В России есть болезненная зацикленность на всем "хорошем" и "позитивном", на стремлении натягивать сову этого "позитива" на глобус любой ценой – тогда как во многих других культурах этого нет.
Когда в позднем СССР пионеры звонкими голосами пели про мир, дружбу, ясное небо и махали флажками – в Америке снимали разудалые боевики с горами трупов "русских злодеев", а президент США шутил, что он отдал приказ об атомной бомбардировке Советского Союза.
Можете себе представить Брежнева или даже Ельцина с такими шутками?
"У них" в парламентах – крики, чуть не драки, в газетах – злейшие карикатуры, все друг друга обзывают, ругают, изгаляются как могут. А уж про Украину и не говорю – там и вовсе бои в грязи и дичайшие словесные эскапады, там это рутина.
А в России – упорное желание заставить всех быть хорошими, добрыми, светлыми (и неважно, какое отношение все это имеет к реальности; никакого не имеет, но все равно так надо).
То есть русская культура, повторюсь, очень болезненно реагирует на смысловой "низ" – на черный юмор, всякие вербальные провокации и радикальные образы любого рода – и все время пытается воспринять их буквально, в лоб, встретить их как страшную угрозу себе.
Откуда это берется?
Думаю, это стремление возникает из-за того, что мы исторически и традиционно плохо и страшно живем. Мы постоянно балансируем на грани обвала и ада, и именно поэтому людям хочется хотя бы сделать вид, что "все хорошо".

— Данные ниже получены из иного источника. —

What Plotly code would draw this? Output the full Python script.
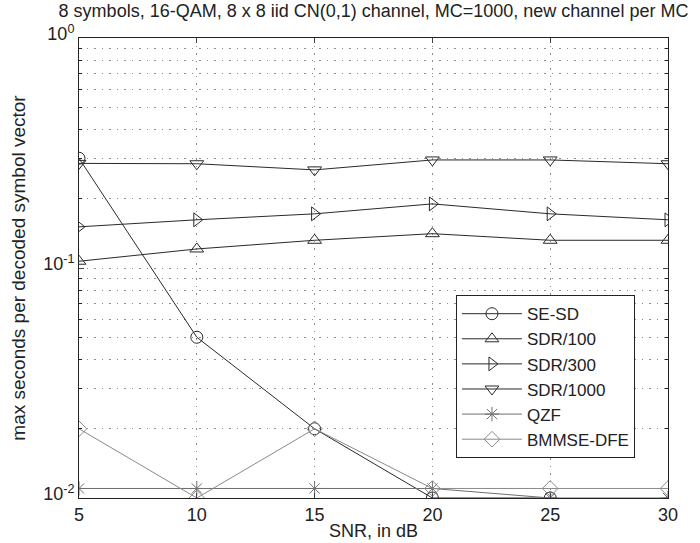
import plotly.graph_objects as go

snr = [5, 10, 15, 20, 25, 30]
se_sd = [0.30, 0.050, 0.020, 0.010, 0.010, 0.0095]
sdr100 = [0.107, 0.121, 0.132, 0.141, 0.132, 0.132]
sdr300 = [0.151, 0.162, 0.172, 0.190, 0.172, 0.162]
sdr1000 = [0.285, 0.284, 0.267, 0.295, 0.295, 0.284]
qzf = [0.011, 0.011, 0.011, 0.011, 0.010, 0.010]
bmmse = [0.020, 0.010, 0.020, 0.011, 0.011, 0.011]

decade_vals = [0.01, 0.1, 1.0]
decade_text = ["10<sup>-2</sup>", "10<sup>-1</sup>", "10<sup>0</sup>"]
minor_vals = [m * d for d in (0.01, 0.1) for m in range(2, 10)]

series = [
    ("SE-SD", se_sd, "circle-open", "#2a2a2a"),
    ("SDR/100", sdr100, "triangle-up-open", "#2a2a2a"),
    ("SDR/300", sdr300, "triangle-right-open", "#2a2a2a"),
    ("SDR/1000", sdr1000, "triangle-down-open", "#2a2a2a"),
    ("QZF", qzf, "asterisk-open", "#6e6e6e"),
    ("BMMSE-DFE", bmmse, "diamond-open", "#8a8a8a"),
]

fig = go.Figure()
for name, vals, sym, col in series:
    fig.add_trace(go.Scatter(
        x=snr, y=vals, name=name, mode="lines+markers",
        line=dict(color=col, width=1),
        marker=dict(symbol=sym, size=12, color=col, line=dict(width=1, color=col)),
    ))

font = "Liberation Sans, Arial, sans-serif"
grid = dict(showgrid=True, gridcolor="#8c8c8c", griddash="1.5px,6px", gridwidth=1)
fig.update_layout(
    width=700, height=543,
    margin=dict(l=79, r=32, t=38, b=45),
    paper_bgcolor="white", plot_bgcolor="white",
    font=dict(family=font, size=18, color="#222"),
    title=dict(text="8 symbols, 16-QAM, 8 x 8 iid CN(0,1) channel, MC=1000, new channel per MC",
               x=0.5, xanchor="center", xref="paper", y=0.992, yanchor="top",
               font=dict(size=18, color="#222")),
    legend=dict(x=0.64, y=0.441, xanchor="left", yanchor="top",
                bordercolor="#222", borderwidth=1, bgcolor="white",
                font=dict(size=17, color="#222"), itemwidth=60,
                tracegroupgap=0),
    xaxis=dict(range=[5, 30], tickvals=snr, ticks="inside", ticklen=5,
               showline=True, linecolor="#222", mirror="ticks",
               zeroline=False, automargin=False,
               tickfont=dict(size=18),
               title=dict(text="SNR, in dB", standoff=0, font=dict(size=18)), **grid),
    yaxis=dict(type="log", range=[-2, 0], tickvals=decade_vals, ticktext=decade_text,
               ticks="inside", ticklen=5, showline=True, linecolor="#222", mirror="ticks",
               zeroline=False, automargin=False, ticklabelshift=-4,
               tickfont=dict(size=18),
               minor=dict(tickmode="array", tickvals=minor_vals, ticks="inside", ticklen=3,
                          tickcolor="#222", showgrid=True, gridcolor="#8c8c8c",
                          griddash="1.5px,6px", gridwidth=1),
               title=dict(text="max seconds per decoded symbol vector", standoff=12,
                          font=dict(size=19)), **grid),
)

fig.write_html("out.html", config={"displayModeBar": False},
               post_script="document.body.style.margin='0';")
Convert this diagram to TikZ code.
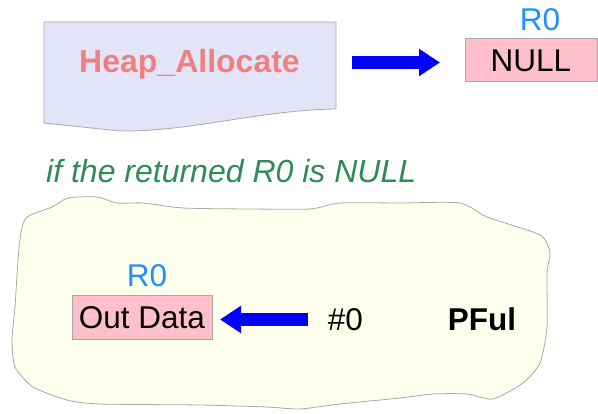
\documentclass[tikz,border=0pt]{standalone}
\usepackage{fontspec}
\setmainfont{Liberation Sans}
\usetikzlibrary{arrows.meta}
\definecolor{docfill}{HTML}{E4E4F8}
\definecolor{edgegray}{HTML}{A8A8A8}
\definecolor{heapred}{HTML}{F08080}
\definecolor{regblue}{HTML}{1E90FF}
\definecolor{condgreen}{HTML}{2E8B57}
\definecolor{cloudfill}{HTML}{FFFFEE}
\definecolor{boxpink}{HTML}{FFC0CB}
\tikzset{
  big/.style={font=\fontsize{31.5}{36}\selectfont},
  regbox/.style={draw=edgegray, line width=1pt, fill=boxpink, inner sep=0pt, big},
  reglabel/.style={text=regblue, anchor=base, big},
  blockarrow/.style={draw=blue, line width=13pt, -{Triangle[width=26pt,length=21pt]}},
}
\begin{document}
\begin{tikzpicture}[x=1pt,y=-1pt]
\useasboundingbox (0,0) rectangle (598,414);
% document shape
\draw[draw=edgegray, fill=docfill, line width=0.8pt]
  (44,22) -- (336,22) -- (336,109)
  .. controls (260,110) and (190,132) .. (120,131)
  -- (44,123) -- cycle;
\node[anchor=base, text=heapred, font=\fontsize{32}{36}\selectfont\bfseries] (heap) at (189.5,73) {Heap\_Allocate};
% arrow 1
\coordinate (a1s) at (352,62.5);
\coordinate (a1e) at (440,62.5);
\draw[blockarrow] (a1s) -- (a1e);
% NULL box
\node[regbox, minimum width=132pt, minimum height=43pt] (null) at (531,60.5) {NULL};
\node[reglabel] (r0a) at (540,31) {R0};
% condition
\node[anchor=base west, inner sep=0pt, text=condgreen, font=\fontsize{32}{36}\selectfont\itshape] (cond) at (46,183) {if the returned R0 is NULL};
% cloud
\draw[draw=edgegray, fill=cloudfill, line width=0.8pt]
  plot[smooth cycle, tension=0.4] coordinates {
  (27,217) (52,207) (68,198) (97,197) (117,203) (143,203) (183,208) (250,209)
  (310,209) (340,203) (400,203) (460,203) (487,217) (540,235) (550,253)
  (547,273) (547,327) (540,363) (523,383) (493,399) (467,394) (433,394)
  (400,398) (340,404) (300,409) (267,407) (200,405) (100,404) (67,400)
  (33,387) (15,367) (12,340) (15,307) (18,260) (21,232)};
% Out Data
\node[regbox, minimum width=140pt, minimum height=44pt] (out) at (142,318) {Out Data};
\node[reglabel] (r0b) at (147,287) {R0};
\coordinate (a2s) at (308,319.5);
\coordinate (a2e) at (220,319.5);
\draw[blockarrow] (a2s) -- (a2e);
\node[anchor=base, big] (zero) at (345.5,331) {\#0};
\node[anchor=base, font=\fontsize{31.5}{36}\selectfont\bfseries] (pful) at (482,331) {PFul};
\end{tikzpicture}
\end{document}
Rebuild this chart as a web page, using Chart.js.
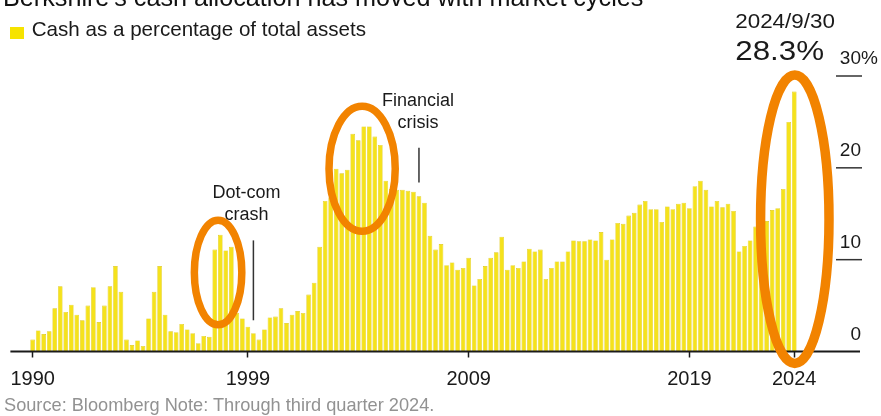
<!DOCTYPE html>
<html>
<head>
<meta charset="utf-8">
<script src="https://cdn.jsdelivr.net/npm/chart.js@4.4.1/dist/chart.umd.min.js"></script>
<style>
    body { margin: 0; background: #fff; }
    #wrap { position: relative; width: 881px; height: 416px; overflow: hidden; font-family: "Liberation Sans", Arial, sans-serif; color: #1a1a1a; }
    #cashChart { position: absolute; left: 0; top: 0; }
    .txt { position: absolute; white-space: nowrap; line-height: 1; }
    .title { left: 3px; top: -14.7px; font-size: 25.2px; color: #111; }
    .legend { left: 31.7px; top: 19.1px; font-size: 20.6px; }
    .legend-box { position: absolute; left: 9.5px; top: 27px; width: 14px; height: 12px; background: #f6e300; }
    .source { left: 4px; top: 395.8px; font-size: 18.2px; color: #929292; }
</style>
</head>
<body>
<div id="wrap">
    <canvas id="cashChart" width="881" height="416"></canvas>
    <div class="txt title">Berkshire's cash allocation has moved with market cycles</div>
    <div class="legend-box"></div>
    <div class="txt legend">Cash as a percentage of total assets</div>
    <div class="txt source">Source: Bloomberg Note: Through third quarter 2024.</div>
</div>
<script>
// Quarter categories, 1990 Q1 .. 2024 Q3
const quarters = [];
for (let yr = 1990; yr <= 2024; yr++) {
    for (let q = 1; q <= 4; q++) {
        if (yr === 2024 && q === 4) break;
        quarters.push(yr + ' Q' + q);
    }
}

// Cash as % of total assets
const cashPct = [
    1.3, 2.3, 1.9, 2.2, 4.7, 7.1, 4.3, 5.1, 4.0, 3.4,      // 1990-1992
    5.0, 7.0, 3.2, 5.0, 7.1, 9.3, 6.5, 1.3, 0.7, 1.2,      // 1992-1994
    0.6, 3.6, 6.5, 9.3, 4.0, 2.2, 2.1, 3.0, 2.4, 2.0,      // 1995-1997
    0.9, 1.7, 1.6, 11.1, 12.7, 11.0, 11.4, 4.2, 3.6, 2.7,  // 1997-1999
    2.0, 1.3, 2.4, 3.7, 3.8, 4.7, 3.1, 4.0, 4.4, 4.2,      // 2000-2002
    6.2, 7.5, 11.4, 16.4, 16.8, 19.9, 19.4, 19.8, 23.7, 23.0, // 2002-2004
    24.5, 24.5, 23.4, 22.5, 18.6, 17.7, 17.6, 17.6, 17.5, 17.4, // 2005-2007
    16.9, 16.2, 12.6, 11.1, 11.7, 9.4, 9.7, 8.9, 9.1, 10.2, // 2007-2009
    7.2, 7.9, 9.3, 10.2, 10.8, 12.5, 8.9, 9.4, 9.1, 9.8,   // 2010-2012
    11.2, 10.9, 11.1, 7.9, 9.1, 9.8, 9.8, 10.9, 12.1, 12.0, // 2012-2014
    12.0, 12.2, 12.1, 13.0, 10.0, 12.2, 14.0, 13.9, 14.8, 15.1, // 2015-2017
    16.0, 16.4, 15.5, 15.5, 14.1, 15.8, 15.5, 16.1, 16.2, 15.6, // 2017-2019
    18.0, 18.6, 17.6, 15.8, 16.4, 15.7, 16.1, 15.3, 10.9, 11.5, // 2020-2022
    12.1, 13.6, 13.1, 14.2, 15.4, 15.6, 17.7, 25.0, 28.3   // 2022-2024
];

// Axis labels
const xTickLabels = { '1990 Q1': '1990', '1999 Q4': '1999', '2009 Q4': '2009', '2019 Q4': '2019', '2024 Q3': '2024' };
const yTicks = [0, 10, 20, 30];
const lastDate = '2024/9/30';

// Event markers: quarter, text lines, marker span in % units
const events = [
    { at: '2000 Q1', lines: ['Dot-com', 'crash'], top: 12.1, bottom: 3.4, dx: -7 },
    { at: '2007 Q3', lines: ['Financial', 'crisis'], top: 22.2, bottom: 18.4, dx: -1 }
];

// Highlight rings: centre quarter index, half width in bars, span in % units
const rings = [
    { idx: 33.6, halfBars: 4.3, top: 14.3, bottom: 2.9, width: 7.5 },
    { idx: 59.7, halfBars: 6.0, top: 26.7, bottom: 13.1, width: 7.5 },
    { idx: 138.1, halfBars: 6.2, top: 30.1, bottom: -1.3, width: 9.5 }
];

const FONT = '"Liberation Sans", Arial, sans-serif';

// text drawn slightly wider, like the source rendering
function wideText(ctx, text, x, y, sx) {
    ctx.save();
    ctx.translate(x, y);
    ctx.scale(sx, 1);
    ctx.fillText(text, 0, 0);
    ctx.restore();
}

const overlay = {
    id: 'overlay',
    afterDatasetsDraw(chart) {
        const { ctx, chartArea: a, scales: { x, y } } = chart;
        const x0 = x.getPixelForValue(0);
        const bw = x.getPixelForValue(1) - x0;
        const xAt = i => x0 + i * bw;
        const base = y.getPixelForValue(0);

        ctx.save();

        // baseline
        ctx.strokeStyle = '#1a1a1a';
        ctx.lineWidth = 1.8;
        ctx.beginPath();
        ctx.moveTo(a.left - 19.5, base);
        ctx.lineTo(a.right + 63, base);
        ctx.stroke();

        // right-hand value axis
        ctx.lineWidth = 1.5;
        ctx.strokeStyle = '#333';
        ctx.fillStyle = '#1a1a1a';
        ctx.font = '19px ' + FONT;
        yTicks.forEach(v => {
            const py = y.getPixelForValue(v);
            if (v > 0) {
                ctx.beginPath();
                ctx.moveTo(a.right + 39, py);
                ctx.lineTo(a.right + 65, py);
                ctx.stroke();
            }
            ctx.textAlign = 'right';
            ctx.fillText(String(v), a.right + 64, py - 12);
            if (v === yTicks[yTicks.length - 1]) {
                ctx.textAlign = 'left';
                ctx.fillText('%', a.right + 64, py - 12);
            }
        });

        // event markers
        ctx.font = '18px ' + FONT;
        ctx.textAlign = 'center';
        events.forEach(ev => {
            const px = x.getPixelForValue(quarters.indexOf(ev.at));
            const t = y.getPixelForValue(ev.top);
            ctx.beginPath();
            ctx.moveTo(px, t);
            ctx.lineTo(px, y.getPixelForValue(ev.bottom));
            ctx.stroke();
            ctx.fillText(ev.lines[0], px + ev.dx, t - 42);
            ctx.fillText(ev.lines[1], px + ev.dx, t - 20);
        });

        // latest value callout
        const last = cashPct.length - 1;
        const lx = x.getPixelForValue(last) - 59;
        ctx.textAlign = 'left';
        ctx.font = '20px ' + FONT;
        wideText(ctx, lastDate, lx, 28, 1.12);
        ctx.font = '27.5px ' + FONT;
        wideText(ctx, cashPct[last].toFixed(1) + '%', lx, 59.5, 1.14);

        // orange rings
        ctx.strokeStyle = '#f28300';
        rings.forEach(r => {
            const t = y.getPixelForValue(r.top);
            const b = y.getPixelForValue(r.bottom);
            ctx.lineWidth = r.width;
            ctx.beginPath();
            ctx.ellipse(xAt(r.idx), (t + b) / 2, r.halfBars * bw, (b - t) / 2, 0, 0, Math.PI * 2);
            ctx.stroke();
        });

        ctx.restore();
    }
};

new Chart(document.getElementById('cashChart'), {
    type: 'bar',
    data: {
        labels: quarters,
        datasets: [{
            label: 'Cash as a percentage of total assets',
            data: cashPct,
            backgroundColor: '#f5e21c',
            borderColor: '#dcc512',
            borderWidth: 0.6,
            barPercentage: 0.84,
            categoryPercentage: 1
        }]
    },
    options: {
        responsive: false,
        animation: false,
        devicePixelRatio: 1,
        layout: { padding: { left: 28.5, right: 84, top: 76, bottom: 0 } },
        plugins: {
            legend: { display: false },
            tooltip: { enabled: false }
        },
        scales: {
            x: {
                afterFit: s => { s.height = 64.5; },
                border: { display: false },
                grid: {
                    drawOnChartArea: false,
                    offset: false,
                    tickLength: 6,
                    tickWidth: 1.5,
                    tickColor: '#1a1a1a'
                },
                ticks: {
                    autoSkip: false,
                    maxRotation: 0,
                    padding: 10.3,
                    color: '#1a1a1a',
                    font: { family: FONT, size: 20 },
                    callback: function (val) {
                        const lab = xTickLabels[this.getLabelForValue(val)];
                        return lab === undefined ? null : lab;
                    }
                }
            },
            y: {
                display: false,
                min: 0,
                max: 30
            }
        }
    },
    plugins: [overlay]
});
</script>
</body>
</html>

"Негатив" (самый разный) как сознательный жест – есть свойство человеческого благополучия. И потому Запад, осознающий собственную прочность, крепость своих правил игры, легко относится к драке или провокации как к условности, как к игре – политической, газетной, символической. Он ее не боится (или не боялся – теперь и там кое-что изменилось).
У нас – где правил нет, зато наточены и много раз шли в ход топоры – символический конфликт воспринимается как реальный, а реальный как предвестие конца всего. И стараются его глушить, даже когда он неизбежен, не говоря уж о выходках клоунов или радикалов.
Этот страх объясним, но он есть слабость.
А сила наша начнется тогда, когда каждый здесь сможет орать то, что ему нравится, в том числе и самую мерзкую дичь – и удивительным образом общая конструкция от этого окажется только крепче.
Но пока, ко всеобщей наивной радости, нам такое не светит.